--- Dataset excerpt ---
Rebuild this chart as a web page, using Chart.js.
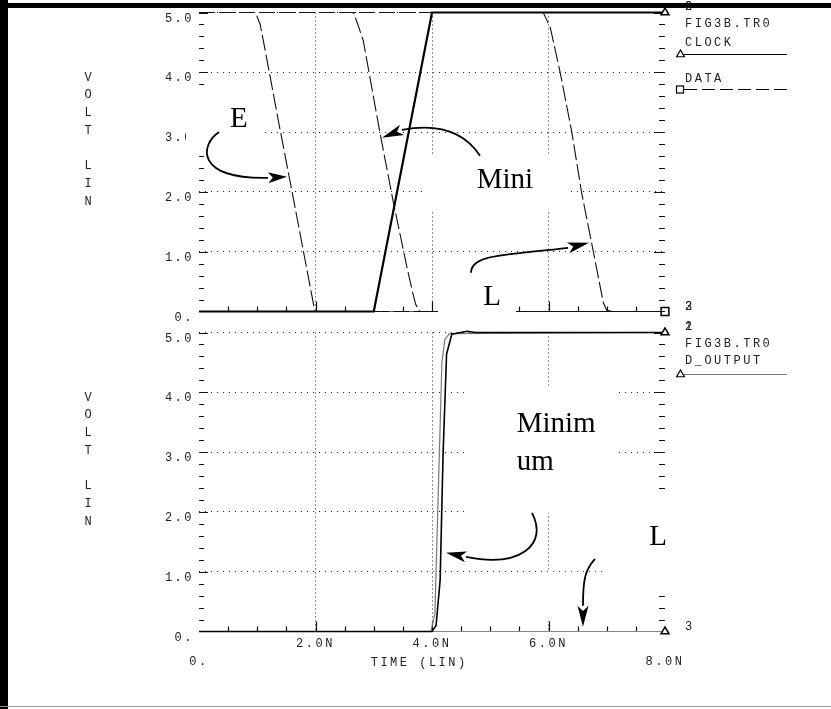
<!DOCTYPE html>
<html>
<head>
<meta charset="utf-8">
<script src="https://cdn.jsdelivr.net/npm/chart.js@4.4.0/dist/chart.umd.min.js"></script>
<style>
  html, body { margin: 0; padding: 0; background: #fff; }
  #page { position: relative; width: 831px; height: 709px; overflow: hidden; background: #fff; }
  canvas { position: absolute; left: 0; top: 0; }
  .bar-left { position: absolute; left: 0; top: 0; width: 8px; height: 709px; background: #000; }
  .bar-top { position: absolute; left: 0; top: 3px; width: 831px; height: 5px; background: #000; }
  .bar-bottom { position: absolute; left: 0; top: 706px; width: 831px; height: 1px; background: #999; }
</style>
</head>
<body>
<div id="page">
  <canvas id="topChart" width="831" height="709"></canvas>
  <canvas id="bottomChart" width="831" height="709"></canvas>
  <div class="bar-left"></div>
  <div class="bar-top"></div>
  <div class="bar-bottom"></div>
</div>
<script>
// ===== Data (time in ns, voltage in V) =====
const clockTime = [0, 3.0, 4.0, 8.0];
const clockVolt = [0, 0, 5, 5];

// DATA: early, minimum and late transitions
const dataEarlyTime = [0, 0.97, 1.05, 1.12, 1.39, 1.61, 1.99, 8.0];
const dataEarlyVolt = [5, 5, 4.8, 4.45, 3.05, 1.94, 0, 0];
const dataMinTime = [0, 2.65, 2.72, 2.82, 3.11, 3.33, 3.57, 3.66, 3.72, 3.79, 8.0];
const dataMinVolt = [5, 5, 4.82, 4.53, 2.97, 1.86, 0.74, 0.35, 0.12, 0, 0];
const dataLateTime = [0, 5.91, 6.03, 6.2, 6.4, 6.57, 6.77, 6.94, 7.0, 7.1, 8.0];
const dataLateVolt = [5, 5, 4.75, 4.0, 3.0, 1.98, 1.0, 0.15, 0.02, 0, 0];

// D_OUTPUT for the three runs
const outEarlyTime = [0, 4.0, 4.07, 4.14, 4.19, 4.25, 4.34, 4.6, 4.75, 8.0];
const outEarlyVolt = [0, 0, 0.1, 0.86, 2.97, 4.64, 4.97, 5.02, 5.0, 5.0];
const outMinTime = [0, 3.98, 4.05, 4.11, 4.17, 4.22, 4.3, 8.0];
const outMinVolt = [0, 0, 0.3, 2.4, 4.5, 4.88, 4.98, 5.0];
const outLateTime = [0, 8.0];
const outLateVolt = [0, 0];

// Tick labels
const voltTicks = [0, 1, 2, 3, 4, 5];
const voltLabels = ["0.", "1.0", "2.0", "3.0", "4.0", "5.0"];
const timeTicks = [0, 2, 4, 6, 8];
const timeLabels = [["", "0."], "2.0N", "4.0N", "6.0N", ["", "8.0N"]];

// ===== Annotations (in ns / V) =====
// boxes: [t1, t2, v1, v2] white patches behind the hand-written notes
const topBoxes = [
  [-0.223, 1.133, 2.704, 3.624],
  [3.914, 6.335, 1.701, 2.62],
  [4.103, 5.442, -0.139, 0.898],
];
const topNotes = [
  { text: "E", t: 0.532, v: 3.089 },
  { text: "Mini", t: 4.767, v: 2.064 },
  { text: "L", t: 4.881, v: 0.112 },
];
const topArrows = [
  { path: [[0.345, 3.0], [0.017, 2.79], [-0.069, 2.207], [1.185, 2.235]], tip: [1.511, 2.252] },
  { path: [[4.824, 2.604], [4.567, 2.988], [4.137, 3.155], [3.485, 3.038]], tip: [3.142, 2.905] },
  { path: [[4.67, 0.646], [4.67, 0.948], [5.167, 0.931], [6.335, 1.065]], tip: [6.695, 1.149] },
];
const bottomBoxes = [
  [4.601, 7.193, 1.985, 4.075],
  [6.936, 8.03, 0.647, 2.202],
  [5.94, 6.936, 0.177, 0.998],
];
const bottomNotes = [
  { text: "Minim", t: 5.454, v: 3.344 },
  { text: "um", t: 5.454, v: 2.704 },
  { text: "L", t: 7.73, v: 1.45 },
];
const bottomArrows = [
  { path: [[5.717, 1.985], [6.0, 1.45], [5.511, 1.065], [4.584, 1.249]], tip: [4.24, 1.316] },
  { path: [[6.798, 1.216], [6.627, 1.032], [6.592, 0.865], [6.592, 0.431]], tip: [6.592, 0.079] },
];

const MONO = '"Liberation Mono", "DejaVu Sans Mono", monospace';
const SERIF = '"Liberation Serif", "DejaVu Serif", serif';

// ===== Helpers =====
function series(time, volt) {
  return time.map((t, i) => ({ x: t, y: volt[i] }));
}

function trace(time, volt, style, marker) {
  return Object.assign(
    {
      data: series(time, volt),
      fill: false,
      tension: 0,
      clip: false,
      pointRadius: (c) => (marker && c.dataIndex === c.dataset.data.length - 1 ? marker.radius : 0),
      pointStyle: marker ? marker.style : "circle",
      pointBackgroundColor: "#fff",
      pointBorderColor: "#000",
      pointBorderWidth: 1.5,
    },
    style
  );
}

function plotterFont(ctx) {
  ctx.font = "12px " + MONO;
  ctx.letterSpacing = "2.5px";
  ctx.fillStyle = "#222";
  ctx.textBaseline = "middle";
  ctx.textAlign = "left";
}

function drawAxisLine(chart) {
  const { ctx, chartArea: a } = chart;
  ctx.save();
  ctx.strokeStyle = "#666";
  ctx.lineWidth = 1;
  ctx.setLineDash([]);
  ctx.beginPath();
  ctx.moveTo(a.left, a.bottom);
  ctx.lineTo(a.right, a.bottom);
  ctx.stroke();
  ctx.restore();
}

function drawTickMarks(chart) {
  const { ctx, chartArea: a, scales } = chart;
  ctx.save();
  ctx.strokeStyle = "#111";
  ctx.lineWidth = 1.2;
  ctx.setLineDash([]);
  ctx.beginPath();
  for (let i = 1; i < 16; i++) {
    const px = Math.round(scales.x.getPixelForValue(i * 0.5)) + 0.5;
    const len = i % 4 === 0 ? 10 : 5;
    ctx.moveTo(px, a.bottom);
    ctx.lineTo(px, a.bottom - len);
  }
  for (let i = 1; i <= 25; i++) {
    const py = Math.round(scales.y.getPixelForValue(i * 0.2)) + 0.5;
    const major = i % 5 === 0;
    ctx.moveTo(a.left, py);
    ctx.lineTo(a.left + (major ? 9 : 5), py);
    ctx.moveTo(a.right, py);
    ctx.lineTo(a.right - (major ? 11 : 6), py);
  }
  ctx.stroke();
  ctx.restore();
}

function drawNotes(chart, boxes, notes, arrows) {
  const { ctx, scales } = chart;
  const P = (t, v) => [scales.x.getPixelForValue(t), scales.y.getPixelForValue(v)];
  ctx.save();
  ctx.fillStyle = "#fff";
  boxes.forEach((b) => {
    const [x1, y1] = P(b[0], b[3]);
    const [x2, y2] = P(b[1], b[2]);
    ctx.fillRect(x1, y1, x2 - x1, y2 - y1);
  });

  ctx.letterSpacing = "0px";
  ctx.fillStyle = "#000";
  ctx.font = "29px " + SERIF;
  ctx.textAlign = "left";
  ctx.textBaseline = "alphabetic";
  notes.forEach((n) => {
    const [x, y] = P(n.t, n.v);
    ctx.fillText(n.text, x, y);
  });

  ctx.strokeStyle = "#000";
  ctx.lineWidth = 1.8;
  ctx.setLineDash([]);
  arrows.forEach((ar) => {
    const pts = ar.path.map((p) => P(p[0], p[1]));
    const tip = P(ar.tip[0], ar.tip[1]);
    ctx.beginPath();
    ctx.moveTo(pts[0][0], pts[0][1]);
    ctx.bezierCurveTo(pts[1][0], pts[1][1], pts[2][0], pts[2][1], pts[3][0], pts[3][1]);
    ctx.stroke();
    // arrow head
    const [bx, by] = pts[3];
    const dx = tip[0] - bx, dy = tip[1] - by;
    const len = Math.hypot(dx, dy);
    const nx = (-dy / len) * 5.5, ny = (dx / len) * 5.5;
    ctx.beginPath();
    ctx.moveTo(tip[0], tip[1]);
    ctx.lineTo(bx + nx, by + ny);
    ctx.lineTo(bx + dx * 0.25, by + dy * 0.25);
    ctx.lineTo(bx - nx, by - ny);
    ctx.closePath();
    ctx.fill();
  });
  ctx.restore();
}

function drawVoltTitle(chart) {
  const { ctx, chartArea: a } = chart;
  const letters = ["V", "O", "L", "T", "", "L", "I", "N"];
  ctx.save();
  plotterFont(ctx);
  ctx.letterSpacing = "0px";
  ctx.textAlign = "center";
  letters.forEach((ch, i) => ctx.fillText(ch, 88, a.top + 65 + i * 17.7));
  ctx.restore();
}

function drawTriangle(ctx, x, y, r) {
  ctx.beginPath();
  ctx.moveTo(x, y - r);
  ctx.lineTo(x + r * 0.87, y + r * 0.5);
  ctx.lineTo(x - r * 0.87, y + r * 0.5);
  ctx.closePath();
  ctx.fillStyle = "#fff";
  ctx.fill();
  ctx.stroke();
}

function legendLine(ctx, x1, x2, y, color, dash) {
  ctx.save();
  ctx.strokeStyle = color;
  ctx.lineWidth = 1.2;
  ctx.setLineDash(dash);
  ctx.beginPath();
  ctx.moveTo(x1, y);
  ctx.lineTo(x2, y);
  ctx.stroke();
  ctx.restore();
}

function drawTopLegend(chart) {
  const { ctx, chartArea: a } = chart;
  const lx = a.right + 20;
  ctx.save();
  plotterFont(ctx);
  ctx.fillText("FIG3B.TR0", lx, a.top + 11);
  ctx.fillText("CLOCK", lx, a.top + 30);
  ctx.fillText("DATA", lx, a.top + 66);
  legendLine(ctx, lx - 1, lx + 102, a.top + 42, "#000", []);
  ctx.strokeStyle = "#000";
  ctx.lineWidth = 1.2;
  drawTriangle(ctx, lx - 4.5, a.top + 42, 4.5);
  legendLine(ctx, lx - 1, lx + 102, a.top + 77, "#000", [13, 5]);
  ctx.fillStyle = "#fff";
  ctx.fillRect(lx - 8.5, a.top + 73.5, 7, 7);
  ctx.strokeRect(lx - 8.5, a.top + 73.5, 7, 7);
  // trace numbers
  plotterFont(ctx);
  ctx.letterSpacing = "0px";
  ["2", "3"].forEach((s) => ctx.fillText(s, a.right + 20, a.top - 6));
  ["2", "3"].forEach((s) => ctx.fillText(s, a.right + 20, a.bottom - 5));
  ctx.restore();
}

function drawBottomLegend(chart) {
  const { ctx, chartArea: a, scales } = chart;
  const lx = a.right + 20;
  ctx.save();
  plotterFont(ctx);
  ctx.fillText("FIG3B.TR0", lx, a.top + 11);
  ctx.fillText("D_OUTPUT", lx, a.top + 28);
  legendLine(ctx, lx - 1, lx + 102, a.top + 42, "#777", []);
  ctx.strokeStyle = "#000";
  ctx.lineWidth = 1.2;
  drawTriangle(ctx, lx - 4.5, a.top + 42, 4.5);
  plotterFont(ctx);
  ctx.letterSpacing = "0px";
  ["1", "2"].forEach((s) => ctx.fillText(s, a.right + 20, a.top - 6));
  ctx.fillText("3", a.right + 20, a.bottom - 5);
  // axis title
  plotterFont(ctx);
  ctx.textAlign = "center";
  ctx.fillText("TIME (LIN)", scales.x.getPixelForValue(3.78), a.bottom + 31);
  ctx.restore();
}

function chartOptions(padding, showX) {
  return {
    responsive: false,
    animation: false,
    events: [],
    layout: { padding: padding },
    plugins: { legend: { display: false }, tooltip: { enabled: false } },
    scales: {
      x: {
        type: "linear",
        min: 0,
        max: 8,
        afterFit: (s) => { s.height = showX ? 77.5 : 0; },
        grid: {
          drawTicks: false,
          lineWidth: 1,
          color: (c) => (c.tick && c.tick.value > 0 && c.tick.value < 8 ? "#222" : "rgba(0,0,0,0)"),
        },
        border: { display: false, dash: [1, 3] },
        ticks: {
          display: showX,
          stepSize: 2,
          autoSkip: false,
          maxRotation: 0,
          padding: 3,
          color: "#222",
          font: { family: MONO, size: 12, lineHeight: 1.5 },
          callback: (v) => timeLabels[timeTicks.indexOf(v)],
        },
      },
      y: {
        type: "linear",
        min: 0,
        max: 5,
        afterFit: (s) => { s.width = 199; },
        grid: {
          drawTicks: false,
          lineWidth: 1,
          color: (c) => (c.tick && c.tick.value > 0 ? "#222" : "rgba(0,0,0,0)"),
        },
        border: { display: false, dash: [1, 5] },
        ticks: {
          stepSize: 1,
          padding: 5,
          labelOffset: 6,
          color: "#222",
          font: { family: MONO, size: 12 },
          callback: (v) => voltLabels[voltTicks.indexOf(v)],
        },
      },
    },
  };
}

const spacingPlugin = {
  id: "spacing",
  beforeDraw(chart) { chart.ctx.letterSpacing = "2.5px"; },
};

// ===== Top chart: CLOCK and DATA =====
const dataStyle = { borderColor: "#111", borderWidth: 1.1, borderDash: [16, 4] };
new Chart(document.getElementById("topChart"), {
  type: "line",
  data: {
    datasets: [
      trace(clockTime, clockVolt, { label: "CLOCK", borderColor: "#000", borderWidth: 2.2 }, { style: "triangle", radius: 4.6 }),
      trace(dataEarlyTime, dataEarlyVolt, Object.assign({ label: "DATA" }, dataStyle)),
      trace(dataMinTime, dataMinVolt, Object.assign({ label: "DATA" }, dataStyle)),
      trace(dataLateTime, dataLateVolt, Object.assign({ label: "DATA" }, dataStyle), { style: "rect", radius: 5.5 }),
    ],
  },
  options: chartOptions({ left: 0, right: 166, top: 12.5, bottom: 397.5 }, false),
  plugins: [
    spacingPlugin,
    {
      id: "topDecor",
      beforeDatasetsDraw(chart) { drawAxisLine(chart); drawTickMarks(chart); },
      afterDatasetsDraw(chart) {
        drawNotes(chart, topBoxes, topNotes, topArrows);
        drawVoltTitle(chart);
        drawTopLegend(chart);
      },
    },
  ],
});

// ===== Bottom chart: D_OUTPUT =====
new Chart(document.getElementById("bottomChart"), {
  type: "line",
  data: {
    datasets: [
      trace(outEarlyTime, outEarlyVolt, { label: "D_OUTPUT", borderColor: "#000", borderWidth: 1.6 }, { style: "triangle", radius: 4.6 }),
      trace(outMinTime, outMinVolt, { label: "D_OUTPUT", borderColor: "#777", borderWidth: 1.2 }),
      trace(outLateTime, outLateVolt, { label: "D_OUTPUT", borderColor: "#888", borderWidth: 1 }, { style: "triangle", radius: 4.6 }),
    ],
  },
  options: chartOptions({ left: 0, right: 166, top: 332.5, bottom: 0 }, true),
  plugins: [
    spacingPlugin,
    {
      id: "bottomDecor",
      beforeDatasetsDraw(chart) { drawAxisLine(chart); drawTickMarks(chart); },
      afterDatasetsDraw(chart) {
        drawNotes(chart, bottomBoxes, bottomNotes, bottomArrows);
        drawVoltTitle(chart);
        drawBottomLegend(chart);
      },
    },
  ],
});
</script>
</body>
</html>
---
Description of the task: Please take the lines from the beginning of the data above through the line holding "const clockVolt = [0, 0, 5, 5];" and transcribe them exactly, without any pictures.

Task response:
Rebuild this chart as a web page, using Chart.js.
<!DOCTYPE html>
<html>
<head>
<meta charset="utf-8">
<script src="https://cdn.jsdelivr.net/npm/chart.js@4.4.0/dist/chart.umd.min.js"></script>
<style>
  html, body { margin: 0; padding: 0; background: #fff; }
  #page { position: relative; width: 831px; height: 709px; overflow: hidden; background: #fff; }
  canvas { position: absolute; left: 0; top: 0; }
  .bar-left { position: absolute; left: 0; top: 0; width: 8px; height: 709px; background: #000; }
  .bar-top { position: absolute; left: 0; top: 3px; width: 831px; height: 5px; background: #000; }
  .bar-bottom { position: absolute; left: 0; top: 706px; width: 831px; height: 1px; background: #999; }
</style>
</head>
<body>
<div id="page">
  <canvas id="topChart" width="831" height="709"></canvas>
  <canvas id="bottomChart" width="831" height="709"></canvas>
  <div class="bar-left"></div>
  <div class="bar-top"></div>
  <div class="bar-bottom"></div>
</div>
<script>
// ===== Data (time in ns, voltage in V) =====
const clockTime = [0, 3.0, 4.0, 8.0];
const clockVolt = [0, 0, 5, 5];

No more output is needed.